SELON les résultats de ce sondage, il ressort de l’enquête qu’à l’exception de la Société nationale d’assurances (SONAS) qui existe depuis une cinquantaine d’années), les nouveaux opérateurs privés du secteur ainsi que l’Autorité de régulation et de contrôle (ARCA) sont peu connus du grand public, avec des scores de notoriété ne dépassant pas 20 %. Par contre, les intentions de souscription, elles, dépassent la moyenne, soit 60 %, autour de trois principaux produits : assurance automobile (46 %), assurance vie (27 %) et assurance soins de santé (24 %). Les autres produits d’assurance proposés sont peu connus et peu maîtrisés, selon l’enquête de Target.
Entre autres facteurs qui limitent le décollage du secteur des assurances en République démocratique du Congo : le faible revenu (37 %), le déficit d’information sur le secteur et les produits (25 %) et le manque d’un réel intérêt (25 %). « Il faut dire que le secteur est encore incompris. On assimile le fait de s’assurer à une dépense supplémentaire, à une charge qu’on ne peut pas supporter vu les dépenses existantes », fait remarquer le cabinet Target dans un communiqué. Le sondage de confiance a été réalisé entre novembre 2019 et janvier 2020 dans les 11 principales villes de la RDC sur un échantillon de 1004 personnes, représentatif de la population congolaise âgée de 18 à 65 ans et plus, souligne le même communiqué.
Le cabinet Target est spécialisé dans les études de marché, les sondages d’opinion et le conseil en marketing et stratégie. Présent en RDC depuis 2011, sa mission consiste à orienter efficacement les entreprises et les organisations afin qu’elles atteignent leurs objectifs de performance et de rentabilité. Target intervient non seulement en RDC, mais aussi dans d’autres pays africains (République du Congo, Rwanda, Burundi, Gabon, Cameroun, Côte d’Ivoire, Ouganda, Sierra Leone…).
Beaucoup reste à faire
Des experts soulignent que les assurances sont là pour couvrir les institutions de microfinance (IMF) et les banques commerciales. En effet, le système financier est bâti comme une pyramide. À la base, il y a la microfinance et au sommet, les marchés financiers. Entre les deux structures, se trouvent les banques, les assurances et les fonds. Les acteurs du système financier fonctionnent comme les membres du corps humain.
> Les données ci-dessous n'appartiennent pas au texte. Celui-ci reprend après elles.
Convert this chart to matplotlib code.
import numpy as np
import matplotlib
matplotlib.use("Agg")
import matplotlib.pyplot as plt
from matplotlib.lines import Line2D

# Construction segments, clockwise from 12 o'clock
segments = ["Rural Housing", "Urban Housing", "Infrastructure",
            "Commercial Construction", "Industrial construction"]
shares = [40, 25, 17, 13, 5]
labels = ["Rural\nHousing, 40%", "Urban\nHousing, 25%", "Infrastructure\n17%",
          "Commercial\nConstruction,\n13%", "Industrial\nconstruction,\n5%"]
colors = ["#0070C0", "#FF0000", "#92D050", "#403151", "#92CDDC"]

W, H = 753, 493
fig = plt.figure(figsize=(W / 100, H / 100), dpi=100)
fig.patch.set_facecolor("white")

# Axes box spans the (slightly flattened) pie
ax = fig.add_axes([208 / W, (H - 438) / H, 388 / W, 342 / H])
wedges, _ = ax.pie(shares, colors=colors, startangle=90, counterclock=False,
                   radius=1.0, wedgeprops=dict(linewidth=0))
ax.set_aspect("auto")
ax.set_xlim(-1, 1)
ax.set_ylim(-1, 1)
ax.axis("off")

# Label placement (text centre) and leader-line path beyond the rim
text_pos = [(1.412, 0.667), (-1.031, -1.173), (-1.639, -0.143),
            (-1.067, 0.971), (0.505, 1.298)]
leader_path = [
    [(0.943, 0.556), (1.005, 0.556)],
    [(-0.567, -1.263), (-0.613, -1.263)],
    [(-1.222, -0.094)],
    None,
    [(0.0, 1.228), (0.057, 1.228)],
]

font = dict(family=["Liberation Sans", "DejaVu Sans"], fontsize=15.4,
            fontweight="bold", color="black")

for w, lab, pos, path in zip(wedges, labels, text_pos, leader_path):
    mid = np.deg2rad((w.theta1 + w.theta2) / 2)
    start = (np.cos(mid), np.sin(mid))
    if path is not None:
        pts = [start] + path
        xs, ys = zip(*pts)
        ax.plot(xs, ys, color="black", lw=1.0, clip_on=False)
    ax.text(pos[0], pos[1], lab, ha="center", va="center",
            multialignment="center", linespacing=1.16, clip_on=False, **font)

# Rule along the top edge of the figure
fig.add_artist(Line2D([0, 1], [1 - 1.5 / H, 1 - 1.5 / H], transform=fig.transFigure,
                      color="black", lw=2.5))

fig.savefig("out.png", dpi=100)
Dans l’architecture financière du pays, on assiste, d’une part, au développement rapide des banques commerciales, des IMF et, d’autre part, au recul des coopératives d’épargne et de crédit (COOPEC). Entre les deux constats, l’absence de structures d’assurances, de fonds de pension ou d’investissement et de marchés financiers. Or, pour être crédible et solide, le système financier national doit faire le tour complet du moteur, c’est-à-dire compléter les chaînons manquants.
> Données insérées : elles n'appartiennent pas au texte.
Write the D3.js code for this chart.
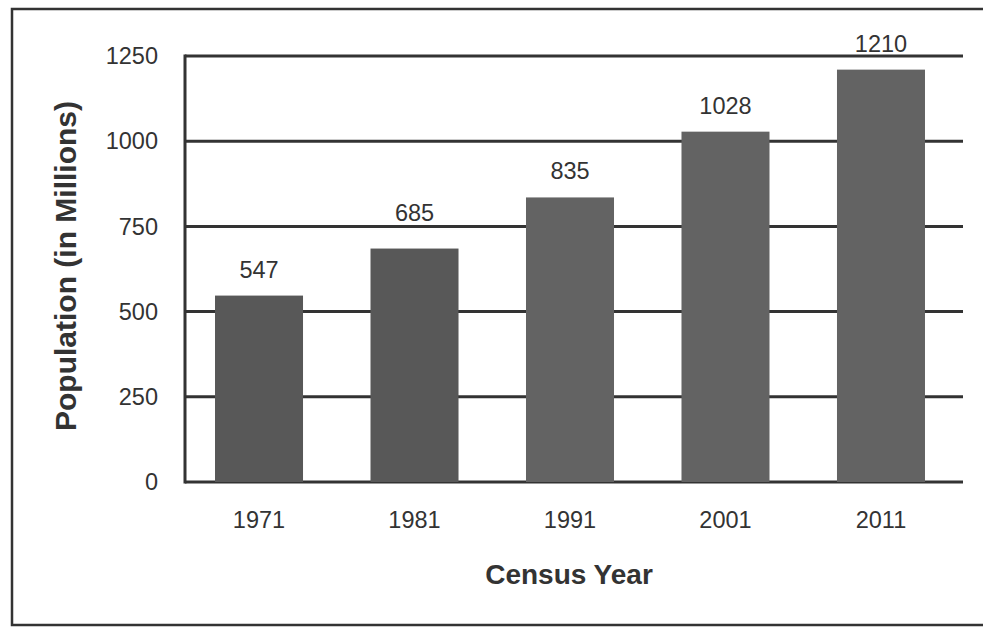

Le secteur des assurances en RDC a été pendant longtemps caractérisé par un monopole au profit d’une entreprise publique, la Société nationale d’assurances (SONAS). Créée par l’État en 1966, la SONAS jouissait encore d’un monopole sur toutes les opérations d’assurance commerciale dans le pays. Son portefeuille est constitué en grande majorité des polices d’assurance automobile. En effet, l’assurance responsabilité civile est obligatoire pour tout véhicule automobile.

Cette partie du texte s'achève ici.